Traders are more concerned about the Hungarian forint, Polish zloty and Czech koruna than any other developing country currency except the Russian ruble and the Turkish lira, according to data compiled by Bloomberg. Goldman Sachs Group, Fidelity International and InTouch Capital Markets believe that eastern Europe will suffer more than other emerging markets if the euro weakens.
These three currencies are seen as particularly vulnerable to demand from the eurozone, which buys around 60% of each country’s exports. Since the Russian invasion of Ukraine in February, these currencies have traded increasingly in correlation with the euro.
“We are cautious and bearish on Eastern European currencies,” said Paul Greer, a senior executive at Fidelity International, who expects the zloty and the koruna to fall further against the dollar. The region “constitutes the most vulnerable block within emerging markets in the currency space,” he noted.
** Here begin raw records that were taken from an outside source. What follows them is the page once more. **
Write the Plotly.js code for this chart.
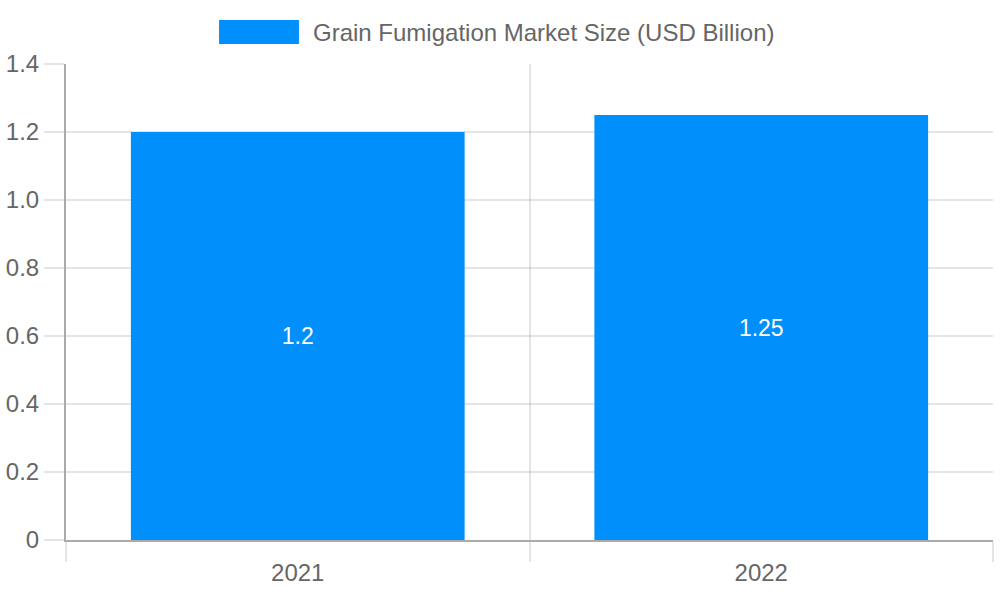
<!DOCTYPE html>
<html>
<head>
<meta charset="utf-8">
<script src="https://cdn.plot.ly/plotly-3.0.1.min.js"></script>
<style>
  html, body { margin: 0; padding: 0; background: #fff; }
  #chart { width: 1000px; height: 600px; }
</style>
</head>
<body>
<div id="chart"></div>
<script>
const seriesName = 'Grain Fumigation Market Size (USD Billion)';
const years = ['2021', '2022'];
const marketSize = [1.2, 1.25];
const yTickVals = [0, 0.2, 0.4, 0.6, 0.8, 1.0, 1.2, 1.4];
const yTickText = ['0', '0.2', '0.4', '0.6', '0.8', '1.0', '1.2', '1.4'];

const barColor = '#008ffb';
const textColor = '#666666';
const gridColor = 'rgba(0,0,0,0.1)';
const fontFamily = '"Liberation Sans", Arial, sans-serif';

const trace = {
  type: 'bar',
  x: years,
  y: marketSize,
  name: seriesName,
  marker: { color: barColor },
  text: marketSize.map(v => String(v)),
  textposition: 'inside',
  insidetextanchor: 'middle',
  textfont: { color: '#ffffff', size: 23, family: fontFamily },
  hoverinfo: 'x+y',
  cliponaxis: false,
};

// legend drawn by hand so the swatch matches the wide box
const layout = {
  width: 1000,
  height: 600,
  margin: { l: 66, r: 7, t: 64, b: 60 },
  paper_bgcolor: '#ffffff',
  plot_bgcolor: '#ffffff',
  font: { family: fontFamily, size: 24, color: textColor },
  showlegend: false,
  bargap: 0.28,
  xaxis: {
    type: 'category',
    tickson: 'boundaries',
    ticks: 'outside',
    ticklen: 20,
    tickwidth: 2,
    tickcolor: gridColor,
    ticklabelstandoff: 10,
    showgrid: true,
    gridcolor: gridColor,
    gridwidth: 2,
    showline: true,
    linecolor: '#aaaaaa',
    linewidth: 2,
    tickfont: { size: 24, color: textColor },
    range: [-0.5, 1.5],
  },
  yaxis: {
    range: [0, 1.4],
    tickvals: yTickVals,
    ticktext: yTickText,
    ticks: 'outside',
    ticklen: 20,
    tickwidth: 2,
    tickcolor: gridColor,
    showgrid: true,
    gridcolor: gridColor,
    gridwidth: 2,
    zeroline: false,
    showline: true,
    linecolor: '#aaaaaa',
    linewidth: 2,
    tickfont: { size: 24, color: textColor },
  },
  shapes: [{
    type: 'rect',
    xref: 'paper', yref: 'paper',
    x0: 0.1651, x1: 0.2513,
    y0: 1.042, y1: 1.0924,
    fillcolor: barColor,
    line: { width: 0 },
  }],
  annotations: [{
    xref: 'paper', yref: 'paper',
    x: 0.2642, y: 1.067,
    xanchor: 'left', yanchor: 'middle',
    text: seriesName,
    showarrow: false,
    font: { size: 24, color: textColor, family: fontFamily },
  }],
};

Plotly.newPlot('chart', [trace], layout, { displayModeBar: false, staticPlot: true });
</script>
</body>
</html>
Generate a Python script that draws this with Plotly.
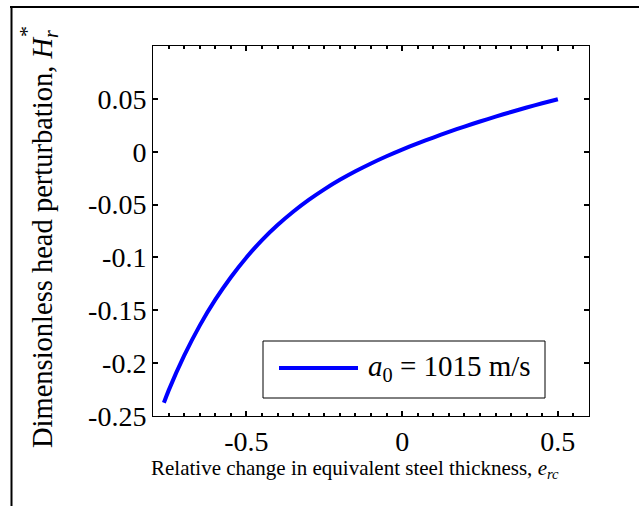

While the International Monetary Fund (IMF) warned in July that the global economy may soon be on the brink of recession, the outlook for the eurozone looks particularly grim. Inflation is at record levels and the increased possibility of Russian energy outages threatens a recession.
Eastern European currencies are likely to suffer the biggest fall in emerging markets if the euro falls below parity against the dollar for a prolonged period, given their exposure to eurozone demand and natural gas disruptions, Goldman analysts said. Sachs. It is noted that at the end of July, the US bank lowered its target for the euro on a three-month basis to $0.99 from $1.05.
“Europe is much more vulnerable at this stage, so it is reasonable to assume that central and eastern currencies will underperform,” said Piotr Matys, senior currency analyst at InTouch Capital Markets.
The currencies of the region have been hardest hit by the effects of the Russian invasion of Ukraine. Since the start of the war, the forint has weakened by 17% against the dollar and by 8.2% against the euro. The zloty fell 12% against the US currency during this period, while the koruna fell 9.6%.
The increasing correlation of the currencies with the euro highlights the potential for further effects from any weakening of the common currency.
For now, the rapid tightening of monetary policy in Hungary has helped stabilize the forint after falling to a record low against the euro in July. The fact that Viktor Orban’s government has yet to secure access to the European Union’s Recovery Fund is also weighing on the currency.
In Poland, the authorities made more progress in talks with the Commission on access to the Recovery Fund. Meanwhile, the country’s central bank is nearing the end of its monetary policy tightening cycle, which has pushed interest rates to 6.5% versus 10.75% in Hungary.
The Czech koruna was the most stable currency, mainly due to the central bank’s monetary interventions. Interest rates were kept unchanged at 7% last week as part of new governor Ales Michl’s plan to end aggressive monetary tightening.